La tierra que acaba de remover Persona era antes un bofedal, un pastizal con humedad permanente en el que viven plantas acuáticas, que antes de la sequía se extendían por el altiplano. Pero cada vez cuesta más encontrarlos. El jilakata David Poma, jefe de Siete Lagunas, lamenta que han perdido aproximadamente “el 30% del ganado” y que el que queda “está mucho más flaquito”, porque la falta de agua influye en la calidad y cantidad de las hierbas que ingieren. “No nos lo quieren comprar”, se aflige. Y aunque todavía tienen animales suficientes para el autoabastecimiento de las 96 familias que viven en la comunidad, el desplome de la venta de carne les ha acarreado una importante pérdida de ingresos.

El ‘jilakata’ David Poma, jefe de la comunidad de Siete Lagunas, revisa la humedad del suelo de la zona de cultivo de la escuela.

MANUEL SEOANE

La sequía también ha afectado a las cosechas. “Sin lluvia, la papa tarda en salir y nacen menos y más pequeñas”, se queja Poma. Pero, además, ahora pueden cultivar menos terreno, añade Persona: “Aquí la tierra es muy rocosa y está en pendiente, así que, si no hay agua, el suelo está demasiado duro” como para cultivarlo. Porque sus métodos siguen siendo artesanales. “Barbechar, carpir y preparar la tierra con nuestro abono de oveja”, describe el comunario. Un “gran esfuerzo” en un lugar en el que la altura vacía de oxígeno los pulmones.

La caída de la producción de la patata en Bolivia —es el tercer productor de este tubérculo de América del Sur después de Colombia y Chile, según la FAO (Organización de la ONU para la Alimentación y la Agricultura)— es generalizada. “La sequía ha provocado una falta de papa, lo que ha llevado a su vez a un incremento de los precios de la canasta familiar en los productos que provienen del Altiplano. No solo de la papa, sino también de la oca, el aba o el maíz”, explica Roberto Rojas, experto medioambiental de Educo, una ONG que trabaja en la zona con programas pedagógicos sobre el ahorro de agua, entre otras temáticas. “Tradicionalmente, la arroba [11,502 kilogramos] de papa costaba unos 40 o 50 bolivianos [entre 5 y 6,5 euros], pero desde el año pasado ha subido a 100 o 130 [entre 13,4 y 17,4 euros]”, añade. Por ello, continúa, “muchas de las familias productoras del Altiplano han tenido que cambiar de rubro”.

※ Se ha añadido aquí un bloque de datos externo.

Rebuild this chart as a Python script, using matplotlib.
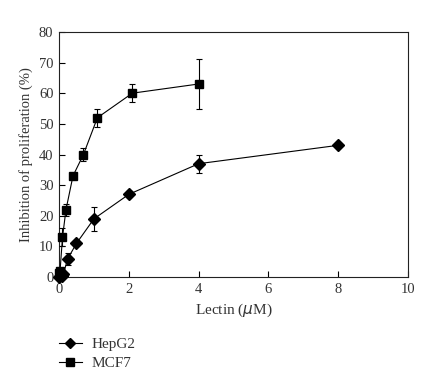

Muchos jóvenes, reconoce Poma, “piensan en marcharse a la ciudad”. El jilakata busca, sin embargo, alternativas para garantizar la supervivencia de su pueblo. “Nosotros hemos comprado para esta temporada semillas de gran calidad porque el año pasado no pudimos obtenerlas de nuestra cosecha, pero también dependemos del buen tiempo, de que llueva…”, explica. La otra vía de subsistencia, reclama Poma, pasa por nuevas canalizaciones para extraer agua subterránea. “Necesitaríamos solo financiación para comprar los materiales, porque la mano de obra ya la ponemos en la comunidad”, ruega. Persona asiente: “Aquí, nos ayudamos todos, es nuestra tierra”.

Agua

Laguna situada aguas arriba de la represa de Milluni, visiblemente contaminada por la minería, el pasado 21 de noviembre.

MANUEL SEOANE

Apenas baja agua por el canal que une la represa de Milluni con la planta de tratamiento de Alto Lima. De ese hilo anaranjado, mezcla de restos mineros de hierro, azufre, estaño y cobre, bebían antes las llamas y alpacas de la zona. “Los comunarios ya no dejan que beban allí porque los animales enfermaban de diarrea y morían”, explica Roberto Rojas. Es la misma agua que toman en El Alto y parte de La Paz tras su paso por las instalaciones de purificación.

 

Gabriel Pari, máxima autoridad ambiental de El Alto, sube a 4.500 metros de altura, con ropa de montaña y casco blanco, para comprobar en persona el estado del embalse de Milluni. Se molesta al verificar que no fluye una sola gota de agua por la canalización que lo une con la represa de Jankokhota y llama inmediatamente a algún responsable de EPSAS (Empresa Pública y Social de Agua y Saneamiento de Bolivia), la gestora estatal de estas represas, para saber qué ocurre. Cree que es una “operación de mantenimiento” para evitar que las canalizaciones pierdan agua. Porque Milluni, que está al 12% de su capacidad, según los últimos datos de los que dispone Pari, no se puede permitir ni un solo escape. Según un estudio de EPSAS, se pierde el 27% del agua que se limpia en la planta de tratamiento antes de llegar a El Alto por el estado de las canalizaciones.